From Aisle 5 to Your Front Door: The Commercial Frontier

Perhaps the most telling sign of the industry's direction was a specialized track focused on a "real-supermarket benchmark." Developed in collaboration with Dexmal, this challenge required robots to perform end-to-end mobile manipulation in a mock retail environment. Algorithms controlled real robots remotely, tasked with navigating aisles, picking items from shelves with varying heights and randomized placements, and transporting them.

This moves beyond abstract tasks to address a concrete, high-value commercial problem. The retail and logistics sectors are poised for massive automation, but the dynamic and cluttered nature of a store or warehouse remains a formidable challenge for today's robots. Benchmarks like this are essential for pushing developers to create solutions that are not just technically clever but commercially practical.

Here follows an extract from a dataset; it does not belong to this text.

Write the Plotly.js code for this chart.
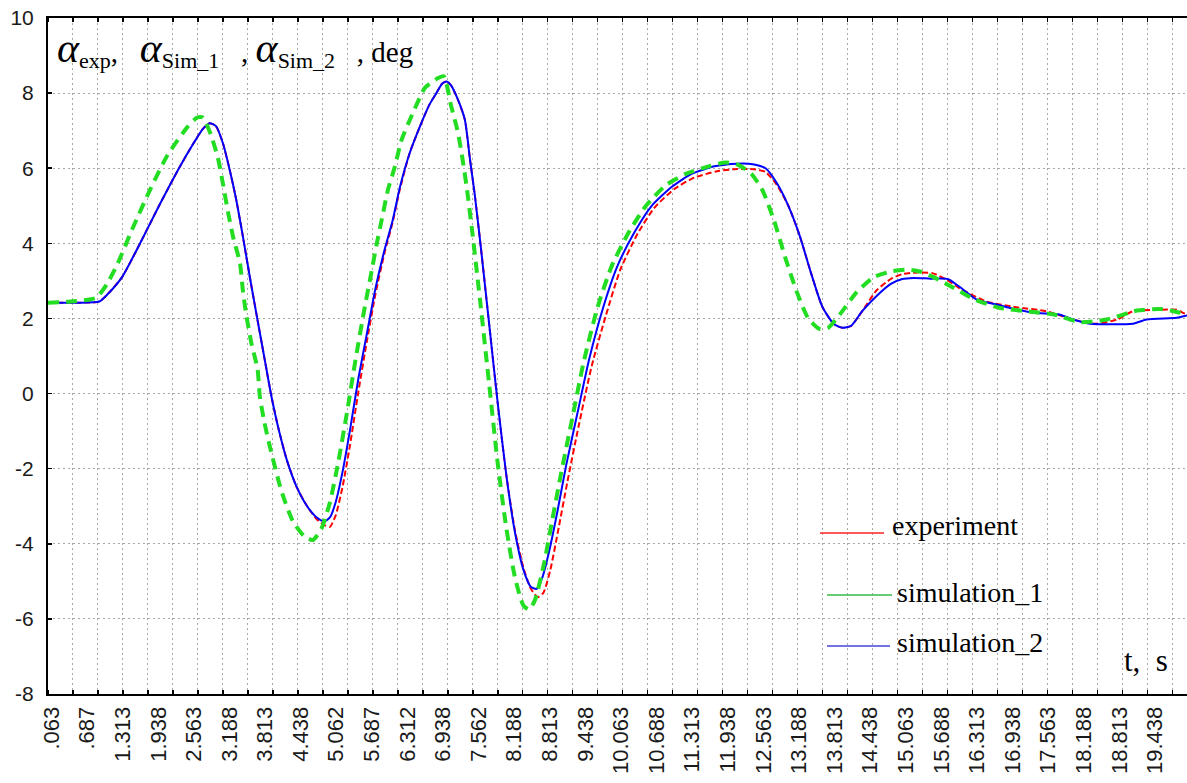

As AGIBOT integrates the learnings from Vienna into its public leaderboards and open-source tools, it is helping to chart a course for the entire field. The shift from simulation scores to real-world reliability is creating a new set of winners and losers, rewarding those who can build robust, adaptable systems. This move toward standardized, reality-based testing is laying a more stable and scalable foundation, ensuring that the next generation of embodied intelligence is built for the world we actually live in.